The musical journey of Paul Simon has traversed an astonishing array of sonic territory, exhibiting an artistic restlessness generally associated with only the most fearlessly creative devotees of the craft – contemporaries Neil Young and Bob Dylan are two other names that come to mind with regard to such a categorization.

Notably, in contrast to the assortment of contemporaries who simply open themselves up to“the muse,” Simon has always considered the most minute of details in his own work. Everything is considered, reconsidered, and reconsidered again, but never feels overthought as a result.

Each element is meticulously arranged, resulting in a gratifying sense of sonic balance not dissimilar to that of the arrangements turned out by one Sir Paul McCartney, whose melodic changes Simon referred to as “just so right” in a 1974 appearance on The Dick Cavett Show.

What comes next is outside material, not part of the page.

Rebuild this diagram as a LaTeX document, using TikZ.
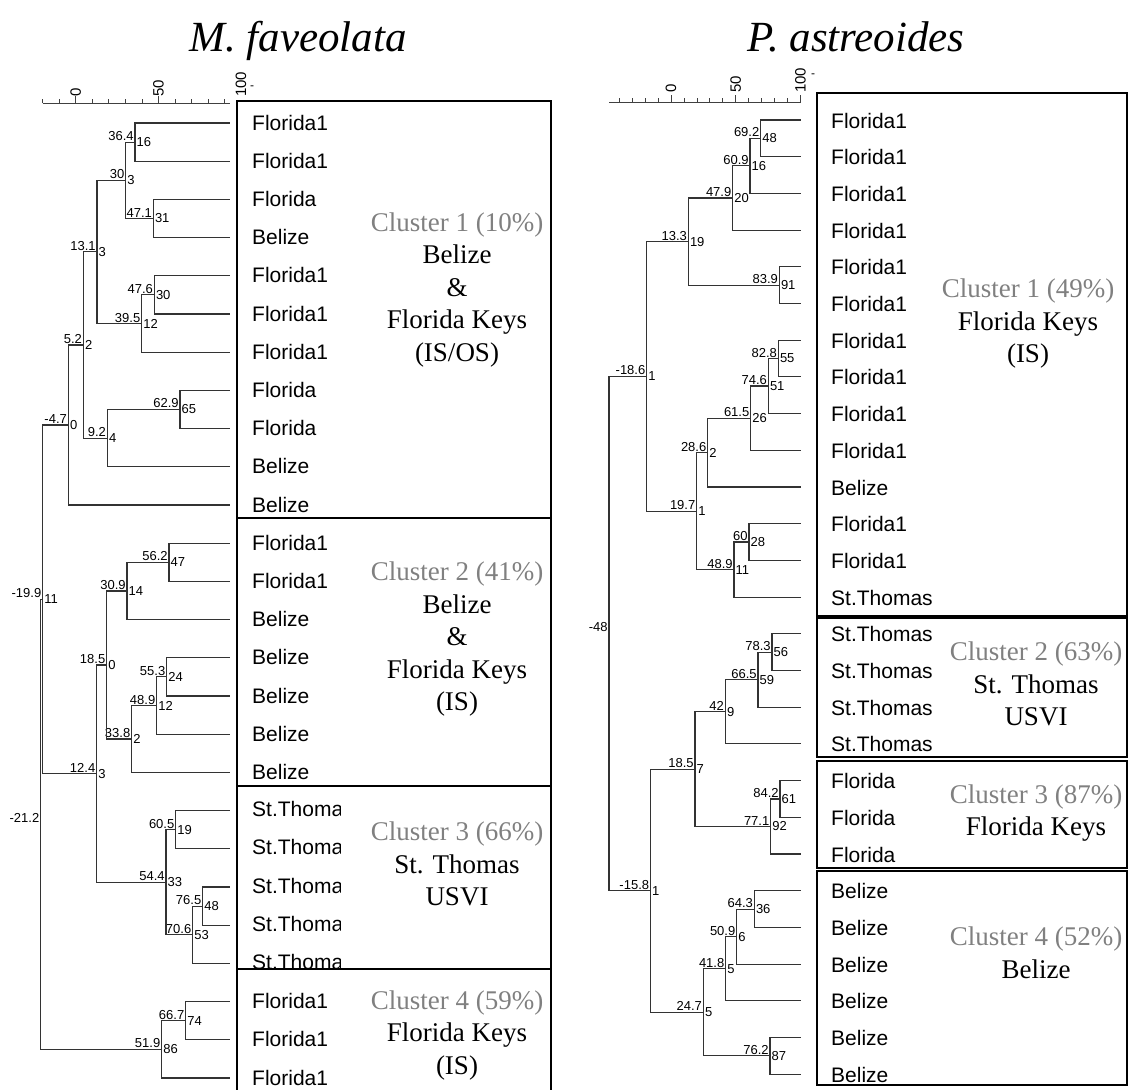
\documentclass[tikz,border=0pt]{standalone}
\usepackage{fontspec}
\setmainfont{Liberation Serif}
\setsansfont{Liberation Sans}

\begin{document}
\begin{tikzpicture}[x=1pt, y=-1pt,
    branch/.style={draw=black!80, line width=1.1pt},
    tick/.style={draw=black!75, line width=0.8pt},
    val/.style={font=\fontsize{13}{15}\selectfont\sffamily, anchor=south east, inner sep=1.2pt},
    cnt/.style={font=\fontsize{13}{15}\selectfont\sffamily, anchor=west, inner sep=1.5pt},
    leaf/.style={font=\fontsize{21}{24}\selectfont\sffamily, anchor=west, inner sep=0pt},
    scalelbl/.style={font=\fontsize{15}{17}\selectfont\sffamily, rotate=90, anchor=west, inner sep=0pt},
    clusterbox/.style={draw=black, line width=1.6pt},
    clustertext/.style={align=center, font=\fontsize{27}{32.5}\selectfont},
    title/.style={font=\fontsize{43}{48}\selectfont\itshape, anchor=base}]

\useasboundingbox (0,0) rectangle (1128,1090);

% titles
\node[title] (mtitle) at (298,51) {M. faveolata};
\node[title] (ptitle) at (856,51) {P. astreoides};

%%%%%%%%%%%%%%%% M. faveolata %%%%%%%%%%%%%%%%
% scale
\draw[tick] (42.7,103) -- (230,103);
\foreach \v in {-20,-10,...,90}
  \draw[tick] ({75.8+1.654*\v},103) -- ++(0,-4);
\draw[tick] (75.8,103) -- ++(0,-7);
\draw[tick] (158.5,103) -- ++(0,-7);
\node[scalelbl] (ms0) at (75.8,97) {0};
\node[scalelbl] (ms50) at (158.5,97) {50};
\node[scalelbl] (ms100) at (241,97) {100};
\node[font=\sffamily\large, inner sep=0pt] (msdash) at (252,88) {-};

% leaves
\foreach \i/\t in {1/Florida1, 2/Florida1, 3/Florida, 4/Belize, 5/Florida1,
    6/Florida1, 7/Florida1, 8/Florida, 9/Florida, 10/Belize, 11/Belize,
    12/Florida1, 13/Florida1, 14/Belize, 15/Belize, 16/Belize, 17/Belize,
    18/Belize, 24/Florida1, 25/Florida1, 26/Florida1} {
  \coordinate (mleaf\i) at (230,{123+38.2*(\i-1)});
  \node[leaf] (mlab\i) at (252,{122.5+38.2*(\i-1)}) {\t};
}
\begin{scope}
  \clip (237,786) rectangle (340,975);
  \foreach \i in {19,...,23} {
    \coordinate (mleaf\i) at (230,{123+38.2*(\i-1)});
    \node[leaf] (mlab\i) at (252,{121.5+38.2*(\i-1)}) {St.Thomas};
  }
\end{scope}

% cluster boxes
\draw[clusterbox] (237,101) rectangle (551,518);
\draw[clusterbox] (237,518) rectangle (551,786);
\draw[clusterbox] (237,786) rectangle (551,969);
\draw[clusterbox] (237,969) rectangle (551,1096);

% junctions
\foreach \n/\x/\y/\v/\c in {mA/135/142.1/36.4/16, mB/153.3/218.5/47.1/31,
    mC/125.7/180.3/30/3, mD/154.3/294.9/47.6/30, mE/141.7/323.55/39.5/12,
    mF/97/251.9/13.1/3, mG/180/409.5/62.9/65, mH/107.3/438.15/9.2/4,
    mI/83.3/345/5.2/2, mJ/68.3/425/-4.7/0, mK/169/562.3/56.2/47,
    mL/127/590.95/30.9/14, mM/166.7/676.9/55.3/24, mN/156.7/705.55/48.9/12,
    mO/131.7/739/33.8/2, mP/106.7/665/18.5/0, mQ/175.7/829.7/60.5/19,
    mR/202.7/906.1/76.5/48, mS/192.7/934.75/70.6/53, mT/166/882.2/54.4/33,
    mU/96.7/773.6/12.4/3, mV/42.7/599.3/-19.9/11, mX/185.7/1020.7/66.7/74,
    mY/161.7/1049.35/51.9/86, mW/40.7/824.3/-21.2/} {
  \coordinate (\n) at (\x,\y);
  \node[val] (\n-v) at (\n) {\v};
  \node[cnt] (\n-c) at (\n) {\c};
}

% branches
\foreach \a/\b in {mA/mleaf1, mA/mleaf2, mB/mleaf3, mB/mleaf4, mC/mA, mC/mB,
    mD/mleaf5, mD/mleaf6, mE/mD, mE/mleaf7, mF/mC, mF/mE,
    mG/mleaf8, mG/mleaf9, mH/mG, mH/mleaf10, mI/mF, mI/mH,
    mJ/mI, mJ/mleaf11, mK/mleaf12, mK/mleaf13, mL/mK, mL/mleaf14,
    mM/mleaf15, mM/mleaf16, mN/mM, mN/mleaf17, mO/mN, mO/mleaf18,
    mP/mL, mP/mO, mQ/mleaf19, mQ/mleaf20, mR/mleaf21, mR/mleaf22,
    mS/mR, mS/mleaf23, mT/mQ, mT/mS, mU/mP, mU/mT, mV/mJ, mV/mU,
    mX/mleaf24, mX/mleaf25, mY/mX, mY/mleaf26, mW/mV, mW/mY}
  \draw[branch] (\a) |- (\b);

% cluster labels
\node[clustertext] (mc1) at (457,290) {\textcolor{black!50}{Cluster 1 (10\%)}\\Belize\\\&\\Florida Keys\\(IS/OS)};
\node[clustertext] (mc2) at (457,639) {\textcolor{black!50}{Cluster 2 (41\%)}\\Belize\\\&\\Florida Keys\\(IS)};
\node[clustertext] (mc3) at (457,864) {\textcolor{black!50}{Cluster 3 (66\%)}\\St. Thomas\\USVI};
\node[clustertext] (mc4) at (457,1035) {\textcolor{black!50}{Cluster 4 (59\%)}\\Florida Keys\\(IS)};

%%%%%%%%%%%%%%%% P. astreoides %%%%%%%%%%%%%%%%
% scale
\draw[tick] (609,102) -- (800.5,102);
\foreach \v in {-40,-30,...,100}
  \draw[tick] ({671+1.295*\v},102) -- ++(0,-4);
\draw[tick] (671,102) -- ++(0,-7);
\draw[tick] (735.7,102) -- ++(0,-7);
\draw[tick] (800.5,102) -- ++(0,-7);
\node[scalelbl] (ps0) at (671,93) {0};
\node[scalelbl] (ps50) at (735.7,93) {50};
\node[scalelbl] (ps100) at (800.5,93) {100};
\node[font=\sffamily\large, inner sep=0pt] (psdash) at (813,76) {-};

% cluster boxes
\draw[clusterbox] (817,93) rectangle (1127,616);
\draw[clusterbox] (817,618) rectangle (1127,757);
\draw[clusterbox] (817,761) rectangle (1127,868);
\draw[clusterbox] (817,871) rectangle (1127,1085);

% leaves
\foreach \i/\t in {1/Florida1, 2/Florida1, 3/Florida1, 4/Florida1, 5/Florida1,
    6/Florida1, 7/Florida1, 8/Florida1, 9/Florida1, 10/Florida1, 11/Belize,
    12/Florida1, 13/Florida1, 14/St.Thomas, 15/St.Thomas, 16/St.Thomas,
    17/St.Thomas, 18/St.Thomas, 19/Florida, 20/Florida, 21/Florida,
    22/Belize, 23/Belize, 24/Belize, 25/Belize, 26/Belize, 27/Belize} {
  \coordinate (pleaf\i) at (800.5,{120+36.7*(\i-1)});
  \node[leaf] (plab\i) at (831,{120.5+36.7*(\i-1)}) {\t};
}

% junctions
\foreach \n/\x/\y/\v/\c in {pA/760.7/138.35/69.2/48, pB/750/165.9/60.9/16,
    pC/732.7/198/47.9/20, pD/779.3/285.15/83.9/91, pE/688.3/241.6/13.3/19,
    pF/778.3/358.55/82.8/55, pG/768.3/386/74.6/51, pH/750.7/418.2/61.5/26,
    pI/707.7/452.6/28.6/2, pJ/749/542/60/28, pK/734/569.6/48.9/11,
    pL/696.7/511.1/19.7/1, pM/646.7/376.35/-18.6/1, pN/772/652.15/78.3/56,
    pO/758/679.7/66.5/59, pP/725.3/711.8/42/9, pQ/780/798.95/84.2/61,
    pR/770.7/826.5/77.1/92, pS/695/769.15/18.5/7, pT/754.3/909.05/64.3/36,
    pU/736.7/936.6/50.9/6, pV/725.7/968.7/41.8/5, pW/770/1055.85/76.2/87,
    pX/703.3/1012.3/24.7/5, pY/650.5/890.7/-15.8/1, pZ/609/633.5/-48/} {
  \coordinate (\n) at (\x,\y);
  \node[val] (\n-v) at (\n) {\v};
  \node[cnt] (\n-c) at (\n) {\c};
}

% branches
\foreach \a/\b in {pA/pleaf1, pA/pleaf2, pB/pA, pB/pleaf3, pC/pB, pC/pleaf4,
    pD/pleaf5, pD/pleaf6, pE/pC, pE/pD, pF/pleaf7, pF/pleaf8,
    pG/pF, pG/pleaf9, pH/pG, pH/pleaf10, pI/pH, pI/pleaf11,
    pJ/pleaf12, pJ/pleaf13, pK/pJ, pK/pleaf14, pL/pI, pL/pK, pM/pE, pM/pL,
    pN/pleaf15, pN/pleaf16, pO/pN, pO/pleaf17, pP/pO, pP/pleaf18,
    pQ/pleaf19, pQ/pleaf20, pR/pQ, pR/pleaf21, pS/pP, pS/pR,
    pT/pleaf22, pT/pleaf23, pU/pT, pU/pleaf24, pV/pU, pV/pleaf25,
    pW/pleaf26, pW/pleaf27, pX/pV, pX/pW, pY/pS, pY/pX, pZ/pM, pZ/pY}
  \draw[branch] (\a) |- (\b);

% cluster labels
\node[clustertext] (pc1) at (1028,324) {\textcolor{black!50}{Cluster 1 (49\%)}\\Florida Keys\\(IS)};
\node[clustertext] (pc2) at (1036,684) {\textcolor{black!50}{Cluster 2 (63\%)}\\St. Thomas\\USVI};
\node[clustertext] (pc3) at (1036,813) {\textcolor{black!50}{Cluster 3 (87\%)}\\Florida Keys};
\node[clustertext] (pc4) at (1036,953) {\textcolor{black!50}{Cluster 4 (52\%)}\\Belize};

\end{tikzpicture}
\end{document}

As is the case with so many who become successful in a given trade, artists, once established, will often begin to allow public perception of themselves and of their work to inform the subsequent work that they perform.

The inverse appears to be true in the case of Paul Simon who – despite having become one of the world’s most revered songwriters relatively early in life – has always seemed to harbor an innate anxiety regarding the world around him.

The inner workings of the man’s brain never seem to let up on the gas, manifesting ideas to be assembled and reassembled until the end result is just so.

For over six decades the musical voice of Paul Simon has served as the soundtrack to the American experience, encapsulating the joy, humor, pain, and wonder in something as prosaic as everyday life.

The genius of Simon has always been his ability to reveal the profound concealed within the mundane, affording him an endless well from which to spin yarns pertinent to the personal experience of listeners spanning generations.

The awareness, earnestness, and commitment to the craft exhibited throughout Simon’s expansive body of work present a clear case for the musician’s designation as America’s most intelligent songwriter.